The Great Wave off Kanagawa- Hokusai
I have a poster of this famous print, hanging on my wall. Right next to the desk I have been sitting at for endless hours, working with students, attending Zoom meetings, etc. I stare at it a lot. The small details, little carvings and etches all combining into a beautiful portrait of the ocean, a mountain and boats of seafarers.
It reminds me of the tumultuous, tidal circumstance I find myself in. One not of my making or under my control. Crest and plummet. I wake up, out of sorts, desperately looking for some kind of normalcy that has long since sunk to the bottom. Like a ship wreck that wont be discovered for a century.
I feel out of control. In constant struggle to gain my bearings. I sit, feeling idle, but my mind is turbulent and riotous- the energy is clamorous and agitated. A constant slosh, causing headaches and fatigue.
I have mountains to climb, but I need to focus on just one- Fuji in this case. I need to stand tall and formidable, in the face of doubt and fear. I need to be a focal point for positivity, amidst the chaos. A visual peak, now snow capped and beautiful, still and permanent- a reminder I am seen and appreciated.
If I do not find my center- I might just capsize. The two boats, in this artwork are crowded with sailors, oars at the ready, to steer into the wave, to ride its torrent. They are working together, unified in solving a problem- to stay afloat and upright in the storm. Collaboration and support, keeping the raft moving forward.

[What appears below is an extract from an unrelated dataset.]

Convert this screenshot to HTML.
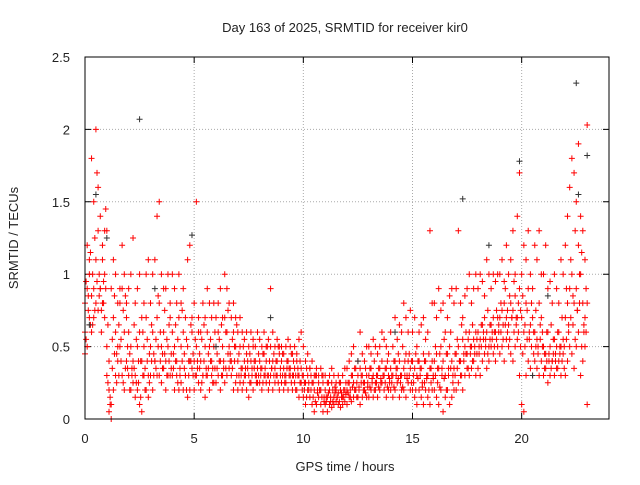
<!DOCTYPE html>
<html><head><meta charset="utf-8"><style>
body{margin:0;background:#fff}
svg text{font-family:"Liberation Sans",sans-serif;font-size:13px;fill:#222}
</style></head><body>
<svg id="chart" width="640" height="480" viewBox="0 0 640 480">
<text x="345" y="32" text-anchor="middle">Day 163 of 2025, SRMTID for receiver kir0</text>
<text x="345" y="471" text-anchor="middle">GPS time / hours</text>
<text transform="translate(18,238) rotate(-90)" text-anchor="middle">SRMTID / TECUs</text>
<g id="grid"></g>
<g id="ticks"></g>
<g id="pts"></g>
<rect x="85" y="57" width="524" height="362" fill="none" stroke="#000" stroke-width="1"/>
</svg>
<script>
const xTicks=[0,5,10,15,20];
const xTickLabels=["0","5","10","15","20"];
const yTicks=[0,0.5,1,1.5,2,2.5];
const yTickLabels=["0","0.5","1","1.5","2","2.5"];
const tStart=0, tStep=0.1, tStartB=0.05;
const redV1=[0.8,0.9,1.0,0.85,0.7,1.1,1.3,0.9,0.8,1.0,0.5,0.4,0.9,0.7,0.6,0.5,0.8,0.9,0.6,0.7,0.6,0.5,0.4,0.3,0.5,0.6,0.4,0.5,0.7,0.3,0.5,0.6,0.4,0.7,0.8,0.5,0.6,0.4,0.5,0.7,0.6,0.5,0.4,0.7,0.5,0.6,0.3,0.5,0.4,0.6,0.4,0.5,0.6,0.4,0.3,0.5,0.6,0.5,0.4,0.5,0.5,0.6,0.4,0.5,0.7,0.6,0.5,0.4,0.6,0.5,0.4,0.5,0.35,0.4,0.45,0.3,0.4,0.5,0.4,0.35,0.4,0.35,0.45,0.4,0.3,0.5,0.4,0.35,0.4,0.45,0.4,0.35,0.3,0.4,0.35,0.3,0.35,0.4,0.3,0.35,0.3,0.25,0.3,0.35,0.25,0.2,0.3,0.25,0.2,0.25,0.2,0.15,0.2,0.25,0.15,0.2,0.18,0.2,0.15,0.2,0.2,0.25,0.3,0.25,0.2,0.3,0.35,0.3,0.25,0.3,0.3,0.35,0.3,0.25,0.3,0.35,0.4,0.3,0.35,0.3,0.35,0.3,0.4,0.35,0.4,0.3,0.35,0.45,0.4,0.35,0.4,0.35,0.3,0.4,0.35,0.45,0.4,0.3,0.35,0.4,0.4,0.45,0.35,0.5,0.4,0.3,0.45,0.5,0.4,0.35,0.45,0.5,0.4,0.55,0.5,0.45,0.6,0.5,0.55,0.6,0.6,0.55,0.65,0.7,0.6,0.5,0.65,0.7,0.6,0.7,0.7,0.75,0.8,0.7,0.65,0.8,0.75,0.85,0.7,0.9,0.7,0.6,0.8,0.9,0.65,0.7,0.6,0.55,0.8,0.7,0.5,0.45,0.6,0.5,0.4,0.55,0.5,0.6,0.5,0.55,0.7,0.8,0.9,1.0,0.8,0.9,1.2,1.0,0.8,0.7,0.8];
const redV2=[0.6,1.2,1.1,1.8,1.5,2.0,1.6,1.4,1.2,1.3,1.3,0.2,0.1,1.1,1.0,0.8,0.9,1.2,1.0,0.8,0.9,1.0,1.25,0.8,0.9,1.0,0.7,0.8,1.0,1.1,0.8,1.0,1.1,1.4,1.5,1.0,0.9,0.9,1.0,0.8,1.0,0.9,0.8,1.0,0.8,0.9,0.7,1.1,1.2,0.7,0.8,1.5,0.7,0.6,0.8,0.7,0.9,0.8,0.7,0.8,0.7,0.8,0.9,0.7,1.0,0.9,0.8,0.7,0.8,0.7,0.6,0.7,0.6,0.55,0.6,0.5,0.6,0.55,0.5,0.6,0.55,0.5,0.6,0.5,0.55,0.9,0.6,0.5,0.55,0.5,0.5,0.45,0.5,0.55,0.5,0.45,0.5,0.45,0.55,0.6,0.5,0.4,0.45,0.35,0.4,0.3,0.35,0.3,0.35,0.3,0.3,0.25,0.3,0.35,0.3,0.25,0.3,0.25,0.3,0.35,0.35,0.4,0.45,0.5,0.35,0.4,0.6,0.45,0.4,0.5,0.5,0.45,0.55,0.5,0.45,0.5,0.6,0.55,0.5,0.45,0.6,0.5,0.7,0.55,0.65,0.6,0.8,0.7,0.6,0.75,0.6,0.7,0.5,0.6,0.65,0.7,0.55,0.6,1.3,0.8,0.8,0.7,0.9,0.75,0.8,0.6,0.7,0.85,0.9,0.8,0.9,1.3,0.8,0.7,0.85,0.9,1.0,0.8,0.9,1.0,0.9,1.0,0.95,0.85,1.1,1.0,0.9,1.0,0.95,1.0,1.0,1.1,0.95,1.2,1.0,1.1,1.3,1.0,1.4,1.7,1.0,1.2,1.1,1.3,1.0,0.9,1.2,1.1,1.3,1.0,1.0,1.2,0.9,0.95,0.8,1.0,0.9,0.8,1.1,1.0,1.2,1.4,1.6,1.8,1.7,1.5,1.9,1.4,1.3,1.1,2.03];
const redV3=[0.45,0.5,0.7,0.6,0.9,0.8,0.75,0.9,1.1,0.7,0.3,0.05,0.0,0.2,0.3,0.4,0.5,0.3,0.2,0.4,0.3,0.2,0.25,0.15,0.2,0.1,0.05,0.3,0.2,0.15,0.3,0.2,0.4,0.3,0.3,0.25,0.35,0.2,0.3,0.3,0.3,0.2,0.3,0.2,0.25,0.2,0.3,0.15,0.2,0.35,0.2,0.3,0.25,0.2,0.3,0.15,0.3,0.2,0.3,0.25,0.25,0.3,0.2,0.3,0.25,0.3,0.35,0.3,0.2,0.25,0.2,0.25,0.2,0.3,0.2,0.15,0.25,0.2,0.3,0.25,0.25,0.2,0.3,0.25,0.2,0.3,0.2,0.25,0.3,0.2,0.25,0.2,0.25,0.2,0.3,0.2,0.25,0.2,0.15,0.25,0.15,0.1,0.2,0.15,0.1,0.05,0.1,0.15,0.1,0.05,0.1,0.05,0.1,0.08,0.1,0.12,0.1,0.08,0.1,0.12,0.1,0.15,0.12,0.15,0.2,0.15,0.1,0.15,0.2,0.15,0.15,0.2,0.15,0.2,0.15,0.2,0.25,0.2,0.15,0.2,0.2,0.15,0.2,0.25,0.15,0.2,0.2,0.15,0.25,0.2,0.2,0.15,0.1,0.2,0.15,0.1,0.2,0.15,0.1,0.2,0.2,0.15,0.1,0.2,0.05,0.15,0.2,0.1,0.15,0.2,0.2,0.25,0.3,0.2,0.3,0.35,0.3,0.35,0.4,0.3,0.35,0.3,0.4,0.45,0.35,0.4,0.5,0.45,0.4,0.5,0.45,0.5,0.4,0.55,0.5,0.45,0.4,0.5,0.55,0.3,0.1,0.05,0.3,0.4,0.35,0.3,0.4,0.35,0.3,0.4,0.3,0.35,0.25,0.3,0.4,0.3,0.35,0.4,0.3,0.45,0.3,0.4,0.5,0.45,0.35,0.5,0.6,0.3,0.4,0.5,0.1];
const redV4=[0.95,0.75,1.15,0.65,1.25,1.7,1.0,0.75,0.95,1.45,0.65,0.15,0.55,0.85,0.45,0.65,0.55,0.75,0.85,0.35,0.45,0.35,0.65,0.55,0.25,0.4,0.6,0.35,0.55,0.45,0.65,0.45,0.55,0.85,0.6,0.45,0.75,0.55,0.65,0.45,0.45,0.65,0.55,0.35,0.75,0.45,0.55,0.4,0.65,0.45,0.55,0.35,0.45,0.55,0.65,0.35,0.45,0.55,0.35,0.6,0.45,0.55,0.65,0.35,0.6,0.75,0.45,0.55,0.5,0.65,0.45,0.3,0.5,0.35,0.4,0.45,0.35,0.4,0.3,0.45,0.35,0.45,0.3,0.5,0.4,0.35,0.45,0.4,0.5,0.35,0.45,0.3,0.4,0.35,0.45,0.4,0.3,0.35,0.4,0.3,0.25,0.35,0.2,0.3,0.25,0.3,0.2,0.2,0.3,0.15,0.15,0.25,0.12,0.2,0.22,0.15,0.25,0.15,0.2,0.25,0.25,0.2,0.3,0.35,0.25,0.2,0.3,0.25,0.35,0.25,0.35,0.25,0.4,0.3,0.35,0.25,0.3,0.35,0.4,0.25,0.3,0.4,0.35,0.45,0.3,0.5,0.4,0.3,0.45,0.4,0.3,0.45,0.4,0.35,0.25,0.4,0.3,0.45,0.35,0.3,0.5,0.35,0.45,0.3,0.55,0.45,0.35,0.6,0.3,0.45,0.55,0.4,0.65,0.45,0.6,0.55,0.5,0.65,0.45,0.55,0.5,0.65,0.6,0.55,0.75,0.65,0.55,0.6,0.75,0.65,0.8,0.65,0.9,0.75,0.85,0.7,0.95,0.65,0.8,0.75,0.85,0.65,0.75,0.55,0.8,0.6,0.75,0.5,0.65,0.6,0.45,0.6,0.4,0.65,0.55,0.45,0.6,0.45,0.7,0.5,0.9,0.65,1.1,0.85,1.3,0.75,1.0,1.15,0.6,0.9];
const redV5=[0.55,0.85,0.65,1.0,0.75,0.95,0.85,0.6,0.8,0.9,0.25,0.1,0.35,0.45,0.25,0.3,0.4,0.25,0.35,0.5,0.2,0.3,0.35,0.25,0.4,0.15,0.3,0.2,0.4,0.25,0.4,0.3,0.35,0.5,0.4,0.35,0.45,0.3,0.4,0.35,0.35,0.4,0.25,0.3,0.4,0.35,0.2,0.3,0.4,0.3,0.3,0.4,0.35,0.25,0.4,0.3,0.35,0.4,0.25,0.35,0.35,0.4,0.3,0.4,0.35,0.45,0.4,0.35,0.4,0.3,0.3,0.35,0.25,0.3,0.35,0.25,0.3,0.35,0.25,0.3,0.3,0.25,0.35,0.3,0.25,0.35,0.3,0.3,0.25,0.3,0.3,0.25,0.35,0.3,0.25,0.3,0.2,0.3,0.25,0.2,0.2,0.15,0.25,0.2,0.15,0.12,0.18,0.2,0.15,0.12,0.12,0.18,0.15,0.12,0.18,0.15,0.12,0.18,0.15,0.17,0.18,0.15,0.22,0.2,0.15,0.22,0.25,0.2,0.18,0.22,0.22,0.28,0.2,0.25,0.22,0.28,0.3,0.25,0.22,0.28,0.25,0.22,0.3,0.28,0.25,0.22,0.3,0.28,0.3,0.25,0.25,0.2,0.28,0.3,0.22,0.25,0.28,0.2,0.25,0.28,0.3,0.25,0.22,0.35,0.28,0.2,0.3,0.35,0.25,0.3,0.35,0.4,0.3,0.4,0.45,0.35,0.45,0.4,0.5,0.45,0.45,0.5,0.55,0.5,0.45,0.55,0.6,0.5,0.55,0.6,0.6,0.55,0.65,0.6,0.55,0.7,0.6,0.7,0.6,0.5,0.45,0.5,0.55,0.6,0.5,0.45,0.5,0.45,0.55,0.5,0.35,0.4,0.45,0.35,0.45,0.4,0.35,0.5,0.4,0.35,0.55,0.6,0.7,0.65,0.55,0.75,0.8,0.5,0.65,0.6];
const blackT=[0.5,1.0,2.5,4.9,17.3,19.9,20.5,22.5,22.6,23.0,3.2,8.5,14.2,12.5,18.5,21.2,0.2,6.0];
const blackV=[1.55,1.25,2.07,1.27,1.52,1.78,0.3,2.32,1.55,1.82,0.9,0.7,0.6,0.4,1.2,0.85,0.65,0.5];

const X0=85,X1=609,Y0=419,Y1=57,XMAX=24,YMAX=2.5;
const xs=t=>X0+(t/XMAX)*(X1-X0);
const ys=v=>Y0-(v/YMAX)*(Y0-Y1);
const NS="http://www.w3.org/2000/svg";
function mk(tag,attrs,parent){const e=document.createElementNS(NS,tag);for(const k in attrs)e.setAttribute(k,attrs[k]);parent.appendChild(e);return e;}
const grid=document.getElementById('grid'),ticks=document.getElementById('ticks'),pts=document.getElementById('pts');
xTicks.forEach((t,i)=>{
  const x=xs(t);
  if(t>0){const g=mk('line',{x1:x,x2:x,y1:Y0,y2:Y1,stroke:'#aaa','stroke-dasharray':'1,2'},grid);
  
  }
  const tk=mk('path',{d:`M${x},${Y0}v-6M${x},${Y1}v6`,stroke:'#000'},ticks);
  
  
  const l=mk('text',{x:x,y:443,'text-anchor':'middle'},ticks);l.textContent=xTickLabels[i];
  
  
});
yTicks.forEach((v,i)=>{
  const y=ys(v);
  if(v>0&&v<YMAX){const g=mk('line',{x1:X0,x2:X1,y1:y,y2:y,stroke:'#aaa','stroke-dasharray':'1,2'},grid);
  
  }
  const tk=mk('path',{d:`M${X0},${y}h6M${X1},${y}h-6`,stroke:'#000'},ticks);
  
  
  const l=mk('text',{x:70,y:y+5,'text-anchor':'end'},ticks);l.textContent=yTickLabels[i];
  
  
});
function plus(t,v,col){
  const x=xs(t),y=ys(v);
  return mk('path',{d:`M${x-3},${y}h6M${x},${y-3}v6`,stroke:col,'stroke-width':1},pts);
}
[redV1,redV2,redV3].forEach(arr=>arr.forEach((v,i)=>{
  const p=plus(tStart+i*tStep,v,'#f00');
  
  
}));
[redV4,redV5].forEach(arr=>arr.forEach((v,i)=>{
  const p=plus(tStartB+i*tStep,v,'#f00');
  
  
}));
blackT.forEach((t,i)=>{
  const p=plus(t,blackV[i],'#333');
  
  
});
</script>
</body></html>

The wave has finger-like characteristics, almost scratching at the sky, ready to claw at the ocean current. Ominous, yet beautiful. Welcoming. Mist, foam and bubbles- make me feel calm somehow, with repetition of shape, color and shadow. Playful, in the doom of a rolling, falling, teeming ocean crash.
The juxtaposition is alluring. It keeps catching my eyes throughout the day. I close my eyes and imagine myself, wet to the core, oar in hand- paddling and surviving. I smell the salt and feel its bite, as it slaps my frozen face. I watch as the wave transforms itself into a giant sea monster, hungry and irritable.
I focus on the sound. That bellow from the sea floor that rumbles more than it collides. An unearthly moan of warning. If I let the depths rise, they will swallow me. But, if I keep leaning into the uncertainty, have faith that everything will be okay, it will be.
It is all a matter of determination- keep paddling. Overcoming fear- see the giant waves as a creature to lift me above the storm, rather than a monster to sink me beneath it. I keep my eyes on Fuji- permanence, tranquility, mother natures beacon.
Then I open my eyes, pull back my thoughts and stare at the story of a tsunami, both scary and captivating. And, slowly the world seems calmer, the giant wave of reality, feels less dangerous. I take this journey once a day, because it reminds me to stay in the moment- don't let the little waves become giant ones.
The ocean is vast, currents are fluid and constant. It is inevitable that I will have to endure a flood every now and again. Especially where I live. Buckets and umbrellas. Paddles and safety vests. But, I enter the storm because, its not going away any time soon.